Monday 1 June 2020

Ottoman Siege Guns

The next part of the Ottoman host has been completed. Here it is shown outside a beleaguered Venetian fortress during the Ottoman-Venetian War of 1499-1503. The Ottomans were famed for their early adoption of gunpowder artillery and some of the enormous bombards that they used, the most celebrated being in the 1453 Siege of Constantinople. Shown here are four new pieces flanked by two smaller field guns that have remained on their carriages which I finished a couple of months ago. To complement the guns there are also some new "mantlet and gabion" bases,, with Turks manning the ropes of the mantlets. 

All of the guns are by Old Glory except for the second largest on the red carriage which is a Redoubt Enterprises piece. For these large guns I have removed the wheels so they can be "emplaced" for siege or field works. On two of the bases the removed wheels can be seen lying close by. Accounts I have read of Ottoman set piece battles such as Mohacs also show that the guns were sometimes emplaced behind stakes and war wagons so the dug in nature of these suits them well. This was cetainly not something that was unique to the Ottomans as a previous post will explain: Of course many of the gun crew may have had experience in Western armies as well.

Leading on from this point I have tried to include quite a few non-Turks to reflect the fact the Ottomans regularly used foreign specialists for their guns. There are plenty of crewmen in turbans but also some in Eastern European style head gear. The crew figures are a mixture of converted Old Glory and Essex Miniatures. I thought about including some clearly Western European types, in Landsknecht attire for example, but this would "date" the bases quite specifically so I have gone for a more generic approach. This way I feel these guns can be used from the 1450s right up to 1600 at a pinch although later style guns could also be added to a battery for the later 16th century.

An Ottoman siege battery.

28mm Ottoman Turk gun battery.

A view from the great bombard.

Crew members are raising the mantlet. 

The Ottomans besiege a Venetian Fortress.

A view of the battery from above. Note the removed wooden wheels from the gun carriages.

The Janissary commander advises the Beylerbey on the assault.

The Ottoman Infantry mass ready for the assault.

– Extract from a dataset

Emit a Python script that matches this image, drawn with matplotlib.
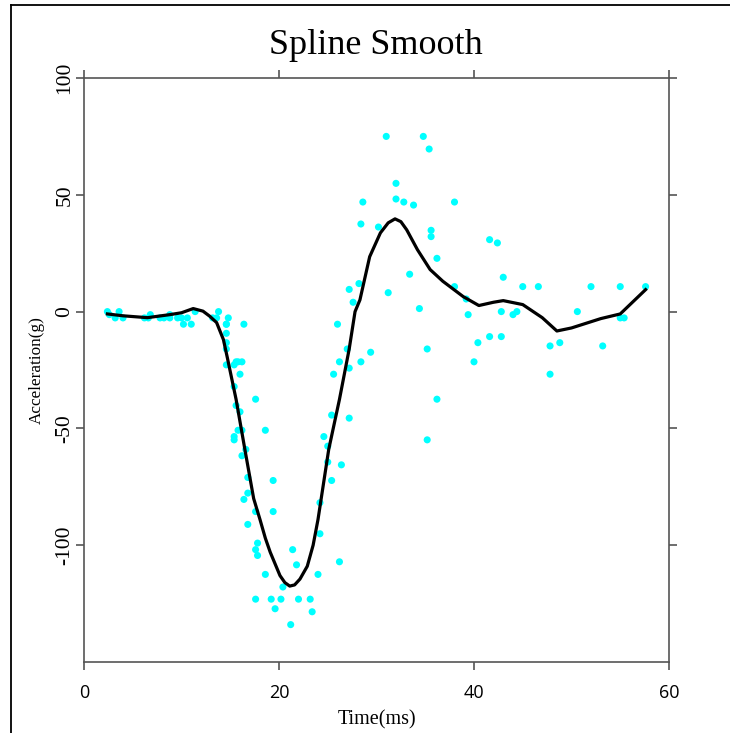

You may notice the Camel train in the above photo. A great source of inspiration for this Ottoman army, which has been quite an undertaking, was the amazing detail from the woodcuts shown in "Landsknechts on Campaign", While the text is fairly limited the book is really about the details from the woodcuts, it's one of those books that you can look at over and over again and always find something new. Hans Sebald Beham's Siege of Vienna 1529 is included. It's a strange "bird's-eye view" of the siege that reminds me of a 16th Century "Where's Wally"! There are loads of little details of the Ottoman siege with Turks in boats, cooking in cauldrons, taking prisoners and engaging in skirmishes with Imperialist bands of horse. These bases of camels were inspired by the print,  I have included a detail from it below.

The Turks leading the camels are Old Glory figures while the camels are really old Wargames Foundry miniatures, in fact I think they were originally Citadel miniatures. The camel at the end of the train has not been converted but the other three have all been modified using green stuff. The ropes linking them all are made from fuse wire, as are the ropes on the mantlets. I was really please how these baggage camels turned out, I especially like the base with the Turk gesticulating to the reluctant camel in an attempt to get it to move!

Detail from Hans Sebald Beham's Siege of Vienna, 1529. The line of camels can be seen in the centre.

Ottoman camel train.

One of the camp followers is struggling to get the lead camel to move.